In 1842, however, relations had deteriorated, and according to missionary reports, Nurullah Beg sought Ottoman assistance to bring the Assyrian tribes into submission. In the same year he led an assault against the Assyrian population, during which about 5,000 Assyrians were massacred.

In 1843 and again in 1846, he took part in the massacres of Assyrians in Hakkari alongside Bedir Khan Beg of Bohtan. Together they launched large-scale attacks on Assyrian mountain communities, destroying villages, killing thousands of inhabitants, and taking many into captivity. The massacres resulted in the killing of 10,000-15,000 Assyrians.

In 1847, Nurullah Beg was deposed due to his involvement in the uprising led by Bedir Khan, the Emir of Bohtan.

In 1850, he was sent into exile in Crete with Bedir Khan Beg after his deposition in 1847.

==Death==

Nurullah Bey died on 21 October 1861 in Istanbul. After his death, his salary of 8,000 kuruş was divided among his family. He had two sons, Ibrahim Bey, who studied at the Mekteb-i Ceriye, and Abdullah Bey. His widows, Fatma and Hurşid Hanım, as well as his sister Emine Hanım and her husband, were settled in Vidin on the Balkans. His uncle Mehmed Selim Efendi and other relatives were placed in Kandiye (Crete).

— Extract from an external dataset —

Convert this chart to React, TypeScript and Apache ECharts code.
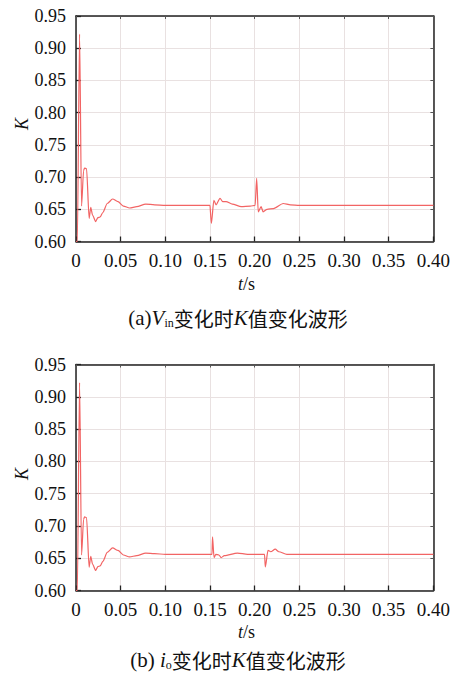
import React, { useEffect, useRef } from "react";
import * as echarts from "echarts";

const timeA = [0, 0.0015, 0.004, 0.0062, 0.0085, 0.0095, 0.0118, 0.0147, 0.0165, 0.0185, 0.022, 0.0245, 0.027, 0.03, 0.035, 0.041, 0.047, 0.053, 0.06, 0.068, 0.078, 0.088, 0.1, 0.15,
  0.1505, 0.1515, 0.1543, 0.1568, 0.1612, 0.1642, 0.168, 0.175, 0.185, 0.195, 0.2005, 0.2022, 0.204, 0.2072, 0.2094, 0.2138, 0.221, 0.232, 0.24, 0.25, 0.27, 0.3, 0.4];
const valueA = [0.6, 0.6, 0.922, 0.655, 0.71, 0.714, 0.713, 0.636, 0.653, 0.641, 0.631, 0.637, 0.638, 0.645, 0.659, 0.666, 0.662, 0.655, 0.652, 0.654, 0.658, 0.657, 0.656, 0.656,
  0.656, 0.628, 0.664, 0.657, 0.667, 0.662, 0.662, 0.658, 0.654, 0.655, 0.656, 0.698, 0.646, 0.654, 0.646, 0.65, 0.651, 0.659, 0.657, 0.656, 0.656, 0.656, 0.656];

const timeB = [0, 0.0015, 0.004, 0.0062, 0.0085, 0.0095, 0.0118, 0.0147, 0.0165, 0.0185, 0.022, 0.0245, 0.027, 0.03, 0.035, 0.041, 0.047, 0.053, 0.06, 0.068, 0.078, 0.088, 0.1, 0.15,
  0.1522, 0.1528, 0.1545, 0.1565, 0.16, 0.1624, 0.166, 0.1807, 0.192, 0.211, 0.2119, 0.2149, 0.218, 0.223, 0.227, 0.236, 0.27, 0.3, 0.4];
const valueB = [0.6, 0.6, 0.922, 0.655, 0.71, 0.714, 0.713, 0.636, 0.653, 0.641, 0.631, 0.637, 0.638, 0.645, 0.659, 0.666, 0.662, 0.655, 0.652, 0.654, 0.658, 0.657, 0.656, 0.656,
  0.656, 0.683, 0.651, 0.656, 0.655, 0.651, 0.654, 0.658, 0.656, 0.656, 0.6365, 0.662, 0.66, 0.664, 0.66, 0.656, 0.656, 0.656, 0.656];

const xMin = 0, xMax = 0.4, xStep = 0.05;
const yMin = 0.6, yMax = 0.95, yStep = 0.05;

const SERIF = "Liberation Serif";

export default function App() {
  const ref = useRef<HTMLDivElement>(null);
  useEffect(() => {
    const chart = echarts.init(ref.current!, null, { renderer: "svg" });
    const grids = [
      { left: 76, top: 16, width: 363, height: 225.5 },
      { left: 76, top: 364.5, width: 363, height: 226 },
    ];
    const axisLine = { show: true, onZero: false, lineStyle: { color: "#222", width: 1.5 } };
    const splitLine = { show: true, lineStyle: { color: "#e9e1e1", width: 1 } };
    const xAxes: any[] = [];
    const yAxes: any[] = [];
    [0, 1].forEach((g) => {
      xAxes.push({
        type: "value", gridIndex: g, min: xMin, max: xMax, interval: xStep, position: "bottom",
        axisLine, axisTick: { show: true, inside: true, length: 5, lineStyle: { color: "#222", width: 1.3 } },
        splitLine,
        axisLabel: {
          color: "#111", fontFamily: SERIF, fontSize: 19, margin: 9,
          formatter: (v: number) => (v === 0 ? "0" : v.toFixed(2)),
        },
      });
      xAxes.push({
        type: "value", gridIndex: g, min: xMin, max: xMax, interval: xStep, position: "top",
        axisLine, axisTick: { show: true, inside: true, length: 3, lineStyle: { color: "#555" } },
        splitLine: { show: false }, axisLabel: { show: false },
      });
      yAxes.push({
        type: "value", gridIndex: g, min: yMin, max: yMax, interval: yStep, position: "left",
        axisLine, axisTick: { show: true, inside: true, length: 5, lineStyle: { color: "#222", width: 1.3 } },
        splitLine,
        axisLabel: {
          color: "#111", fontFamily: SERIF, fontSize: 18, margin: 10, showMinLabel: true, showMaxLabel: true,
          formatter: (v: number) => v.toFixed(2),
        },
      });
      yAxes.push({
        type: "value", gridIndex: g, min: yMin, max: yMax, interval: yStep, position: "right",
        axisLine, axisTick: { show: true, inside: true, length: 3, lineStyle: { color: "#555" } },
        splitLine: { show: false }, axisLabel: { show: false },
      });
    });
    const mk = (ts: number[], vs: number[]) => ts.map((t, i) => [t, vs[i]]);
    const lineStyle = { color: "#f26464", width: 1.2 };
    const axisName = (y: number) => ({
      type: "text", x: 22, y, rotation: Math.PI / 2,
      style: {
        text: "K", font: `italic 18px ${SERIF}`, fill: "#111",
        textAlign: "center", textVerticalAlign: "middle",
      },
    });
    const tsLabel = (y: number) => ({
      type: "group",
      children: [
        { type: "text", x: 243, y, style: { text: "t", font: `italic 18px ${SERIF}`, fill: "#111", textAlign: "right", textVerticalAlign: "middle" } },
        { type: "text", x: 243, y, style: { text: "/s", font: `18px ${SERIF}`, fill: "#111", textAlign: "left", textVerticalAlign: "middle" } },
      ],
    });
    const capRich = {
      n: { fontFamily: SERIF, fontSize: 21, fill: "#111" },
      c: { fontFamily: "Noto Sans CJK SC", fontSize: 20, fill: "#111" },
      i: { fontFamily: SERIF, fontStyle: "italic", fontSize: 21, fill: "#111" },
      s: { fontFamily: SERIF, fontSize: 12, fill: "#111", verticalAlign: "bottom", padding: [10, 0, 0, 0] },
    };
    chart.setOption({
      animation: false,
      backgroundColor: "#fff",
      textStyle: { fontFamily: SERIF },
      grid: grids,
      xAxis: xAxes,
      yAxis: yAxes,
      series: [
        { type: "line", xAxisIndex: 0, yAxisIndex: 0, data: mk(timeA, valueA), showSymbol: false, smooth: 0.25, smoothMonotone: "x", lineStyle },
        { type: "line", xAxisIndex: 2, yAxisIndex: 2, data: mk(timeB, valueB), showSymbol: false, smooth: 0.25, smoothMonotone: "x", lineStyle },
      ],
      graphic: [
        axisName(124),
        axisName(474),
        tsLabel(284),
        tsLabel(632),
        {
          type: "text", x: 238, y: 318,
          style: { text: "{n|(a)}{i|V}{s|in}{c|变化时}{i|K}{c|值变化波形}", textAlign: "center", textVerticalAlign: "middle", rich: capRich },
        },
        {
          type: "text", x: 238, y: 660,
          style: { text: "{n|(b) }{i|i}{s|o}{c|变化时}{i|K}{c|值变化波形}", textAlign: "center", textVerticalAlign: "middle", rich: capRich },
        },
      ],
    });
    return () => chart.dispose();
  }, []);
  return <div ref={ref} style={{ position: "fixed", left: 0, top: 0, width: 453, height: 676, background: "#fff" }} />;
}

==Assassination of Friedrich Eduard Schulz==

In 1829, Friedrich Eduard Schulz, a German (sometimes mistakenly referred to as French) archaeologist and orientalist, was killed during a research expedition in the Hakkâri region, near Başkale. Schulz is regarded as the first Western traveler of the 19th century to visit Hakkâri. Prior to his death, he had studied the remains of the ancient Urartian kingdom and reported on cuneiform inscriptions at the Castle of Van and other sites. According to several accounts, Schulz was murdered on the orders of the Kurdish emir Nurullah Bey, who was reportedly disturbed by the scholar's investigations.